■ WORK REQUIRED ■
Search the listing below for the string "page" and copy every line where it occurs.

■ SUPPLIED ENTRIES ■
## begin
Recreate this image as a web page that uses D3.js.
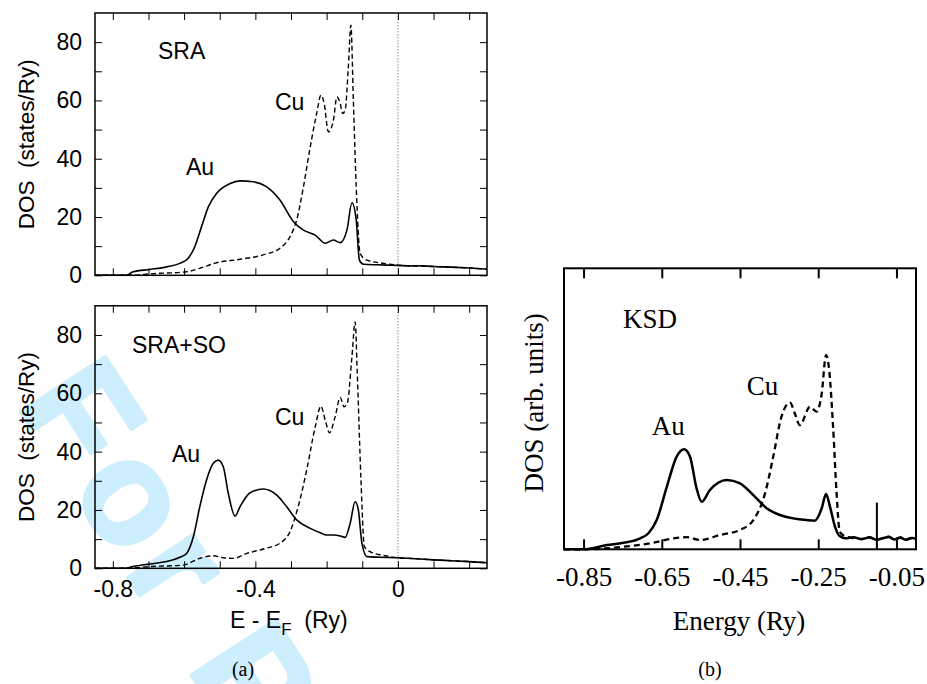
<!DOCTYPE html>
<html>
<head>
<meta charset="utf-8">
<script src="https://cdn.jsdelivr.net/npm/d3@7"></script>
<style>
  html, body { margin: 0; padding: 0; background: #fff; }
  svg { display: block; }
  text { white-space: pre; }
</style>
</head>
<body>
<svg id="chart" width="927" height="684"></svg>
<script>
// ---------------- DATA ----------------
// Panel (a), top: SRA
const sraAuE   = [-0.85,-0.762,-0.743,-0.696,-0.649,-0.612,-0.589,-0.570,-0.551,-0.532,-0.509,-0.471,-0.443,-0.406,-0.369,-0.331,-0.293,-0.265,-0.232,-0.204,-0.181,-0.162,-0.143,-0.129,-0.117,-0.108,-0.097,-0.06,-0.03,0,0.03,0.06,0.1,0.15,0.2,0.25];
const sraAuDos = [0,0,1.2,2.0,2.9,4.1,5.8,9.8,16.7,23.5,28.1,31.5,32.4,32.1,30.4,25.8,18.4,15.5,13.8,11.0,12.1,11.2,15.5,24.9,19.0,5.2,3.8,3.6,3.5,3.4,3.2,3.3,3.0,2.8,2.5,2.1];
const sraCuE   = [-0.85,-0.743,-0.696,-0.593,-0.556,-0.509,-0.443,-0.378,-0.331,-0.303,-0.284,-0.265,-0.246,-0.228,-0.216,-0.207,-0.195,-0.181,-0.171,-0.162,-0.155,-0.148,-0.139,-0.132,-0.125,-0.117,-0.106,-0.087,-0.04,0,0.03,0.06,0.1,0.15,0.2,0.25];
const sraCuDos = [0,0,0.5,1.2,2.4,4.3,5.5,7.0,9.3,13.2,19.0,30.4,44.1,55.5,61.8,59,49.2,53.2,61.2,59,55.5,56.7,71.5,85.8,60,30.4,7.5,5.2,4.1,3.5,3.3,3.2,3.0,2.8,2.5,2.1];

// Panel (a), bottom: SRA+SO
const soAuE   = [-0.85,-0.766,-0.743,-0.696,-0.649,-0.612,-0.593,-0.574,-0.556,-0.537,-0.518,-0.504,-0.490,-0.476,-0.457,-0.443,-0.415,-0.378,-0.340,-0.312,-0.284,-0.246,-0.218,-0.200,-0.181,-0.162,-0.148,-0.134,-0.120,-0.111,-0.101,-0.087,-0.05,0,0.05,0.1,0.15,0.2,0.25];
const soAuDos = [0,0,0.6,1.5,2.3,3.8,5.1,10.8,21.1,30.3,36.0,37.1,34.8,25.7,17.9,21.1,25.9,27.2,25.1,21.1,16.6,13.7,12.2,11.4,11.4,11.1,10.6,15.4,22.8,20.0,8.6,4.0,3.8,3.6,3.3,2.9,2.6,2.3,1.9];
const soCuE   = [-0.85,-0.766,-0.696,-0.603,-0.556,-0.518,-0.490,-0.462,-0.424,-0.369,-0.331,-0.303,-0.280,-0.256,-0.232,-0.216,-0.204,-0.192,-0.176,-0.162,-0.151,-0.142,-0.129,-0.120,-0.114,-0.104,-0.094,-0.078,-0.031,0,0.05,0.1,0.15,0.2,0.25];
const soCuDos = [0,0,0.6,1.1,3.4,4.3,3.6,3.4,5.1,6.9,8.6,12.5,21.1,33.7,48.5,55.6,50.8,46.5,52.0,58.6,55.4,56.6,72.5,84.5,66.8,31.4,7.4,5.7,4.2,3.6,3.3,2.9,2.6,2.3,1.9];

// Panel (b): KSD (arbitrary units)
const ksdAuE   = [-0.9,-0.85,-0.790,-0.748,-0.705,-0.684,-0.663,-0.637,-0.612,-0.593,-0.578,-0.561,-0.548,-0.527,-0.484,-0.450,-0.416,-0.382,-0.348,-0.314,-0.280,-0.259,-0.241,-0.230,-0.220,-0.207,-0.195,-0.18,-0.16,-0.14,-0.12,-0.10,-0.085,-0.07,-0.055,-0.04,-0.025,-0.01,0];
const ksdAuDos = [0,0,1.5,2.3,3.9,5.7,10.4,22.3,33.0,35.6,33.0,21.7,16.9,21.1,24.7,23.5,19.3,14.6,12.2,11.0,10.4,10.2,14.6,19.7,15.2,8.0,4.7,3.9,4.3,3.6,4.2,3.4,3.9,4.4,3.5,4.1,3.4,4.0,3.7];
const ksdCuE   = [-0.9,-0.85,-0.748,-0.680,-0.620,-0.586,-0.552,-0.501,-0.450,-0.416,-0.386,-0.365,-0.344,-0.322,-0.310,-0.297,-0.271,-0.254,-0.241,-0.230,-0.222,-0.212,-0.203,-0.195,-0.182,-0.16,-0.14,-0.12,-0.10,-0.085,-0.07,-0.055,-0.04,-0.025,-0.01,0];
const ksdCuDos = [0,0,0.9,2.1,3.9,4.3,3.3,5.1,6.9,10.4,19.9,33.0,47.2,52.2,48.4,44.2,50.7,49.0,55.5,69.1,63.8,43.6,19.9,6.3,4.7,4.0,3.7,4.3,3.5,4.0,4.5,3.6,4.2,3.5,4.1,3.8];
const ksdFermiE = -0.1;      // vertical marker in (b)
const ksdFermiMark = 16.6;   // marker height (arb. units)

// Ticks
const aXTicks = [-0.8,-0.7,-0.6,-0.5,-0.4,-0.3,-0.2,-0.1,0,0.1,0.2];
const aXLabels = ["-0.8","-0.4","0"];
const aYTicks = [0,10,20,30,40,50,60,70,80];
const aYLabels = ["0","20","40","60","80"];
const bXTicks = [-0.85,-0.65,-0.45,-0.25,-0.05];
const bXLabels = ["-0.85","-0.65","-0.45","-0.25","-0.05"];

// ---------------- DRAWING ----------------
const svg = d3.select("#chart");
const sans = "'Liberation Sans', Arial, Helvetica, sans-serif";
const serif = "'Liberation Serif', 'Times New Roman', serif";

// Watermark (clipped by the page edge, as in the original)
svg.append("text")
  .attr("transform", "translate(16,404) rotate(57)")
  .attr("font-family", sans).attr("font-weight", "bold")
  .attr("font-size", 145).attr("letter-spacing", 10)
  .attr("fill", "#cdeefc").attr("stroke", "#cdeefc").attr("stroke-width", 5)
  .attr("stroke-linejoin", "round")
  .text("For Pe");

function zip(E, D) { return E.map((e, i) => [e, D[i]]); }

// ---- Panel (a) ----
const xA = d3.scaleLinear().domain([-0.85, 0.25]).range([95, 487]);
const yTop = d3.scaleLinear().domain([0, 90]).range([275.3, 13]);
const yBot = d3.scaleLinear().domain([0, 90]).range([568.3, 305.8]);

function labelX(d) {
  const s = Math.abs(d) < 1e-9 ? "0" : d.toFixed(1);
  return aXLabels.includes(s) ? s : "";
}
function labelY(d) { const s = String(d); return aYLabels.includes(s) ? s : ""; }

function panelA(y, auE, auD, cuE, cuD, showXLabels, title, titlePos, cuPos, auPos) {
  const g = svg.append("g");
  const [x0, x1] = xA.range();
  const [yb, yt] = y.range();

  // Fermi level dotted line
  g.append("line")
    .attr("x1", xA(0)).attr("x2", xA(0)).attr("y1", yb).attr("y2", yt)
    .attr("stroke", "#555").attr("stroke-width", 1).attr("stroke-dasharray", "1,2");

  const line = d3.line().x(d => xA(d[0])).y(d => y(d[1])).curve(d3.curveMonotoneX);
  g.append("path").datum(zip(cuE, cuD)).attr("d", line)
    .attr("fill", "none").attr("stroke", "#000").attr("stroke-width", 1.4).attr("stroke-dasharray", "5,3");
  g.append("path").datum(zip(auE, auD)).attr("d", line)
    .attr("fill", "none").attr("stroke", "#000").attr("stroke-width", 1.6);

  // axes (inward ticks on all four sides)
  const bottom = g.append("g").attr("transform", `translate(0,${yb})`)
    .call(d3.axisBottom(xA).tickValues(aXTicks).tickSize(-7).tickPadding(12)
      .tickFormat(showXLabels ? labelX : () => ""));
  const top = g.append("g").attr("transform", `translate(0,${yt})`)
    .call(d3.axisTop(xA).tickValues(aXTicks).tickSize(-7).tickFormat(() => ""));
  const left = g.append("g").attr("transform", `translate(${x0},0)`)
    .call(d3.axisLeft(y).tickValues(aYTicks).tickSize(-7).tickPadding(13).tickFormat(labelY));
  const right = g.append("g").attr("transform", `translate(${x1},0)`)
    .call(d3.axisRight(y).tickValues(aYTicks).tickSize(-7).tickFormat(() => ""));
  [bottom, top, left, right].forEach(a => {
    a.select(".domain").remove();
    a.selectAll("line").attr("stroke", "#000").attr("stroke-width", 1);
    a.selectAll("text").attr("font-family", sans).attr("font-size", 23).attr("fill", "#000");
  });

  g.append("rect").attr("x", x0).attr("y", yt).attr("width", x1 - x0).attr("height", yb - yt)
    .attr("fill", "none").attr("stroke", "#000").attr("stroke-width", 1.5);

  // Y label
  g.append("text")
    .attr("transform", `translate(33.5,${(yb + yt) / 2}) rotate(-90)`)
    .attr("text-anchor", "middle").attr("font-family", sans).attr("font-size", 22.5)
    .text("DOS  (states/Ry)");

  const lab = (t, p) => g.append("text").attr("x", p[0]).attr("y", p[1])
    .attr("font-family", sans).attr("font-size", 23).text(t);
  lab(title, titlePos); lab("Cu", cuPos); lab("Au", auPos);
}

panelA(yTop, sraAuE, sraAuDos, sraCuE, sraCuDos, false, "SRA", [158, 59], [275, 110], [186, 175]);
panelA(yBot, soAuE, soAuDos, soCuE, soCuDos, true, "SRA+SO", [132, 353.3], [275, 425], [172, 461.7]);

// x label (a)
const xl = svg.append("text").attr("x", 230).attr("y", 628)
  .attr("font-family", sans).attr("font-size", 23);
xl.append("tspan").text("E - E");
xl.append("tspan").attr("font-size", 17).attr("dy", 7).text("F");
xl.append("tspan").attr("dy", -7).text("  (Ry)");

svg.append("text").attr("x", 243).attr("y", 676).attr("text-anchor", "middle")
  .attr("font-family", serif).attr("font-size", 20).text("(a)");

// ---- Panel (b) ----
const xB = d3.scaleLinear().domain([-0.9, 0]).range([564, 916]);
const yB = d3.scaleLinear().domain([0, 100]).range([549.3, 268.3]);
{
  const g = svg.append("g");
  const [x0, x1] = xB.range();
  const [yb, yt] = yB.range();
  const line = d3.line().x(d => xB(d[0])).y(d => yB(d[1])).curve(d3.curveMonotoneX);

  g.append("path").datum(zip(ksdCuE, ksdCuDos)).attr("d", line)
    .attr("fill", "none").attr("stroke", "#000").attr("stroke-width", 2.3).attr("stroke-dasharray", "6,4");
  g.append("path").datum(zip(ksdAuE, ksdAuDos)).attr("d", line)
    .attr("fill", "none").attr("stroke", "#000").attr("stroke-width", 2.5);

  g.append("line").attr("x1", xB(ksdFermiE)).attr("x2", xB(ksdFermiE))
    .attr("y1", yB(0)).attr("y2", yB(ksdFermiMark)).attr("stroke", "#000").attr("stroke-width", 2);

  const bottom = g.append("g").attr("transform", `translate(0,${yb})`)
    .call(d3.axisBottom(xB).tickValues(bXTicks).tickSize(-10).tickPadding(18)
      .tickFormat((d, i) => bXLabels[i]));
  const top = g.append("g").attr("transform", `translate(0,${yt})`)
    .call(d3.axisTop(xB).tickValues(bXTicks).tickSize(-10).tickFormat(() => ""));
  [bottom, top].forEach(a => {
    a.select(".domain").remove();
    a.selectAll("line").attr("stroke", "#000").attr("stroke-width", 2);
    a.selectAll("text").attr("font-family", serif).attr("font-size", 27).attr("fill", "#000");
  });

  g.append("rect").attr("x", x0).attr("y", yt).attr("width", x1 - x0).attr("height", yb - yt)
    .attr("fill", "none").attr("stroke", "#000").attr("stroke-width", 2);

  g.append("text")
    .attr("transform", `translate(543,${(yb + yt) / 2 - 6}) rotate(-90)`)
    .attr("text-anchor", "middle").attr("font-family", serif).attr("font-size", 27)
    .text("DOS (arb. units)");

  g.append("text").attr("x", 739).attr("y", 630).attr("text-anchor", "middle")
    .attr("font-family", serif).attr("font-size", 27).text("Energy (Ry)");

  const lab = (t, p) => g.append("text").attr("x", p[0]).attr("y", p[1])
    .attr("font-family", serif).attr("font-size", 27).text(t);
  lab("KSD", [623, 328]); lab("Cu", [746.7, 395]); lab("Au", [651.7, 435]);

  svg.append("text").attr("x", 710).attr("y", 676).attr("text-anchor", "middle")
    .attr("font-family", serif).attr("font-size", 20).text("(b)");
}
</script>
</body>
</html>
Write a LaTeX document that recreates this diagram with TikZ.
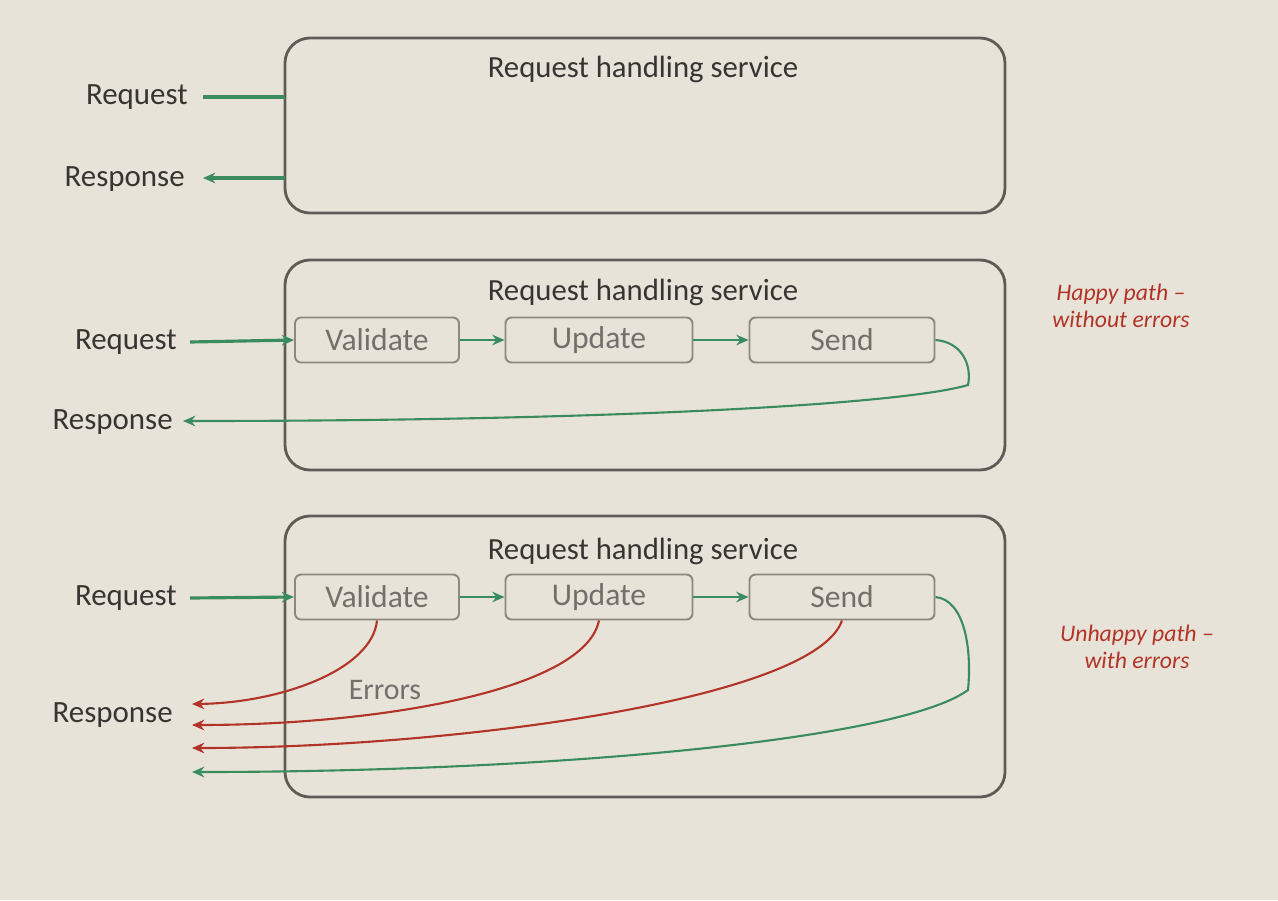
\documentclass[tikz,border=0pt]{standalone}
\usepackage{fontspec}
\setmainfont{Carlito}
\usetikzlibrary{arrows.meta,calc}
\definecolor{bg}{RGB}{232,227,216}
\definecolor{grn}{RGB}{58,140,96}
\definecolor{rd}{RGB}{178,52,40}
\definecolor{dk}{RGB}{55,53,50}
\definecolor{bx}{RGB}{95,92,88}
\definecolor{sb}{RGB}{140,135,128}
\definecolor{st}{RGB}{115,112,107}
\begin{document}
\begin{tikzpicture}[x=0.02cm,y=-0.02cm,
  big/.style={draw=bx,line width=1.6pt,rounded corners=0.5cm},
  ttl/.style={font=\fontsize{17.5pt}{20pt}\selectfont,text=dk},
  lbl/.style={font=\fontsize{17.6pt}{20pt}\selectfont,text=dk,inner sep=0pt},
  stepbox/.style={draw=sb,line width=1.1pt,rounded corners=0.12cm,minimum width=3.28cm,minimum height=0.9cm,font=\fontsize{18pt}{20pt}\selectfont,text=st,inner sep=0pt},
  garr/.style={draw=grn,line width=1.8pt,-{Stealth[length=7pt,width=6pt]}},
  gline/.style={draw=grn,line width=1.8pt},
  gcur/.style={draw=grn,line width=1.2pt,-{Stealth[length=7pt,width=6pt]}},
  rcur/.style={draw=rd,line width=1.2pt,-{Stealth[length=7pt,width=6pt]}},
  note/.style={font=\fontsize{13.5pt}{15.5pt}\selectfont\itshape,text=rd,align=center,inner sep=0pt}]
\fill[bg] (0,0) rectangle (1278,900);
\useasboundingbox (0,0) rectangle (1278,900);
% ---------- Box 1
\draw[big] (285,38) rectangle (1005,213);
\node[ttl] (t1) at (643,69) {Request handling service};
\node[lbl,anchor=east] (req1) at (188,97) {Request};
\node[lbl,anchor=east] (res1) at (185,179) {Response};
\coordinate (b1in) at (285,97);
\coordinate (b1out) at (285,178);
\draw[gline] (203,97) -- (b1in);
\draw[garr] (b1out) -- (203,178);
% ---------- Box 2
\draw[big] (285,260) rectangle (1005,470);
\node[ttl] (t2) at (643,292) {Request handling service};
\node[lbl,anchor=east] (req2) at (177,342) {Request};
\node[lbl,anchor=east] (res2) at (173,422) {Response};
\node[stepbox] (v2) at (377,340) {Validate};
\node[stepbox,minimum width=3.74cm] (u2) at (599,340) {Update};
\node[stepbox,minimum width=3.7cm] (s2) at (842,340) {Send};
\draw[garr] ($(req2.east)+(13,0)$ |- v2.west) -- (v2.west);
\draw[garr,line width=1.2pt] (v2) -- (u2);
\draw[garr,line width=1.2pt] (u2) -- (s2);
\coordinate (r2end) at (183,421);
\draw[gcur] (s2.east) .. controls (962,342) and (972,365) .. (968,385)
  .. controls (900,405) and (600,421) .. (r2end);
% ---------- Box 3
\draw[big] (285,516) rectangle (1005,797);
\node[ttl] (t3) at (643,551) {Request handling service};
\node[lbl,anchor=east] (req3) at (177,598) {Request};
\node[lbl,anchor=east] (res3) at (173,715) {Response};
\node[stepbox] (v3) at (377,597) {Validate};
\node[stepbox,minimum width=3.74cm] (u3) at (599,597) {Update};
\node[stepbox,minimum width=3.7cm] (s3) at (842,597) {Send};
\draw[garr] ($(req3.east)+(13,0)$ |- v3.west) -- (v3.west);
\draw[garr,line width=1.2pt] (v3) -- (u3);
\draw[garr,line width=1.2pt] (u3) -- (s3);
\node[font=\fontsize{17pt}{20pt}\selectfont,text=st] (err) at (385,690) {Errors};
\coordinate (e1) at (192,704);
\coordinate (e2) at (192,725);
\coordinate (e3) at (192,748);
\coordinate (e4) at (192,772);
\draw[rcur] (v3.south) .. controls (372,670) and (280,703) .. (e1);
\draw[rcur] (u3.south) .. controls (585,690) and (380,725) .. (e2);
\draw[rcur] (s3.south) .. controls (815,700) and (450,748) .. (e3);
\draw[gcur] (s3.east) .. controls (965,600) and (972,650) .. (968,690)
  .. controls (900,740) and (550,772) .. (e4);
% ---------- notes
\node[note] (n1) at (1121,306) {Happy path --\\without errors};
\node[note] (n2) at (1137,647) {Unhappy path --\\with errors};
\end{tikzpicture}
\end{document}
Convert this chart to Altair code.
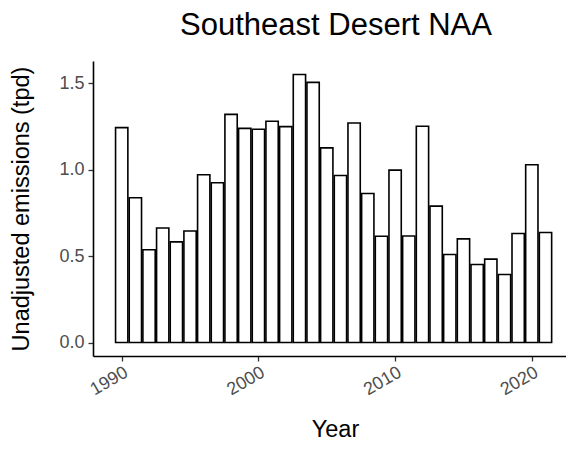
## end
■ THE RESULT ■
Recreate this image as a web page that uses D3.js.
// Watermark (clipped by the page edge, as in the original)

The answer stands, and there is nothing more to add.